ORIGINAL FRENCH ARTICLE: La tournée de Bush ravive les tensions
by By D. B.
Translated Tuesday 7 March 2006, by
George W. Bush ended his South Asian tour in Pakistan with the hope of strengthening ties with leaders in Kabul, New Delhi and Islamabad. At the same time, the US president faced considerable public hostility to his policies of aggression.
The historic accord with India, most notably with regard to India’s nuclear program, set off massive demonstrations in many Indian cities denouncing the new strategic partnership with Washington, whose primary objective is to balance China’s power in the region and further open up the Indian economy.
If the "war on terror" was a dominating theme in Bush’s discussions with Indian Prime Minister, Manmohan Singh, Pakistani President Pervez Musharraf, and Afghan President Hamid Karzai, Bush’s trip raised more questions than it answered and fueled more rancor in the region rather than easing tensions.

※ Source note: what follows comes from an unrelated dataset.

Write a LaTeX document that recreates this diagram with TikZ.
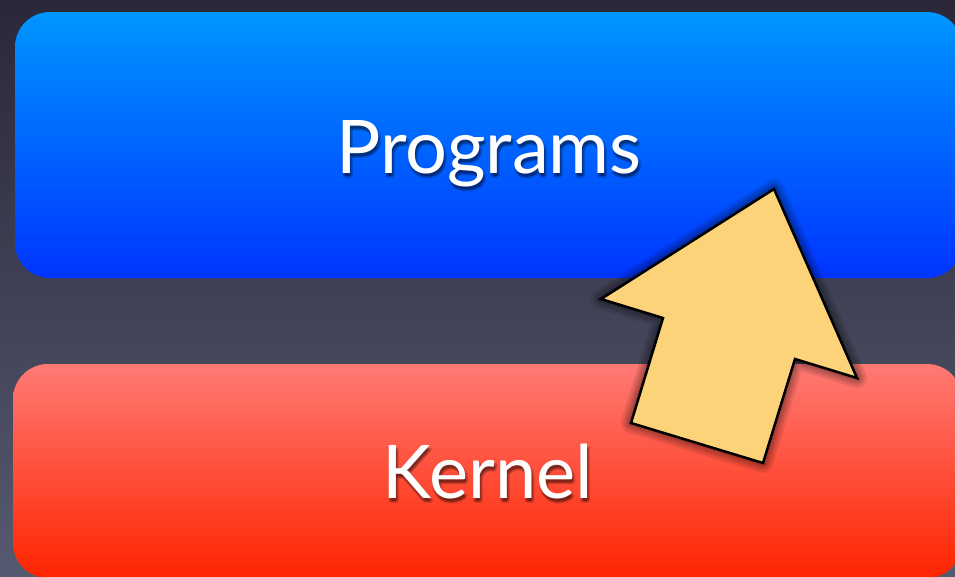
\documentclass[tikz,border=0pt]{standalone}
\usepackage{fontspec}
\setmainfont{Lato}
\begin{document}
\begin{tikzpicture}[x=1pt,y=-1pt,
  layerbox/.style={rounded corners=35pt, inner sep=0pt, draw=none},
  labeltext/.style={text=white, anchor=base, inner sep=0pt,
    font=\fontsize{74}{88}\selectfont},
  labelshadow/.style={text=black, anchor=base, inner sep=0pt, opacity=0.16,
    font=\fontsize{74}{88}\selectfont},
  arrowfill/.style={fill={rgb,255:red,253;green,211;blue,122}, draw=black,
    line width=2.5pt, line join=miter}
]
\useasboundingbox (0,0) rectangle (955,576);
% backdrop
\shade[top color={rgb,255:red,42;green,39;blue,57},
       bottom color={rgb,255:red,86;green,90;blue,112}]
  (0,0) rectangle (955,576);

% the two layers
\node[layerbox, minimum width=947pt, minimum height=266pt,
      top color={rgb,255:red,0;green,150;blue,255},
      bottom color={rgb,255:red,0;green,52;blue,255}]
  (programs) at (488.5,145) {};
\node[layerbox, minimum width=949pt, minimum height=214pt,
      top color={rgb,255:red,255;green,122;blue,116},
      bottom color={rgb,255:red,255;green,36;blue,0}]
  (kernel) at (487.5,471) {};

% labels with a soft drop shadow
\foreach \dx/\dy in {1/3,2/5,0/4,3/3} {
  \node[labelshadow] at (489+\dx,173+\dy) {Programs};
  \node[labelshadow] at (488+\dx,498+\dy) {Kernel};
}
\node[labeltext] (programslabel) at (489,173) {Programs};
\node[labeltext] (kernellabel) at (488,498) {Kernel};

% block arrow from the kernel up to the programs
\coordinate (tip) at (774,189);
\coordinate (rwing) at (857,378);
\coordinate (rnotch) at (795,359);
\coordinate (rbase) at (763,463);
\coordinate (lbase) at (631,423);
\coordinate (lnotch) at (663,318);
\coordinate (lwing) at (601,299);
% soft shadow under the arrow
\foreach \w in {20,15,11,7,4,2} {
  \fill[black, opacity=0.09, draw=black, line width=\w pt, line join=round,
        shift={(8pt,-8pt)}]
    (tip) -- (rwing) -- (rnotch) -- (rbase) -- (lbase) -- (lnotch) -- (lwing) -- cycle;
}
\path[arrowfill]
  (tip) -- (rwing) -- (rnotch) -- (rbase) -- (lbase) -- (lnotch) -- (lwing) -- cycle;
\end{tikzpicture}
\end{document}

Bush has refused to consider a nuclear deal for Pakistan like the one just reached with India. He hasn’t even advanced negotiations on the future of Kashmir, a long-standing source of conflict between New Delhi and Islamabad.
The US president came to demand that Islamabad engage more resolutely in the war against al Qaeda and the fundamentalist militias who still control the Afghan border areas, heightening the risk of destabilization in the country.
Waziristan, a tribal area in northwest Pakistan, is currently in revolt and the government has little control. Tribal militias and Pakistani forces traded fire Saturday while Bush was in Islamabad. Hundreds of the area’s inhabitants have fled the clashes, which have killed nearly fifty people.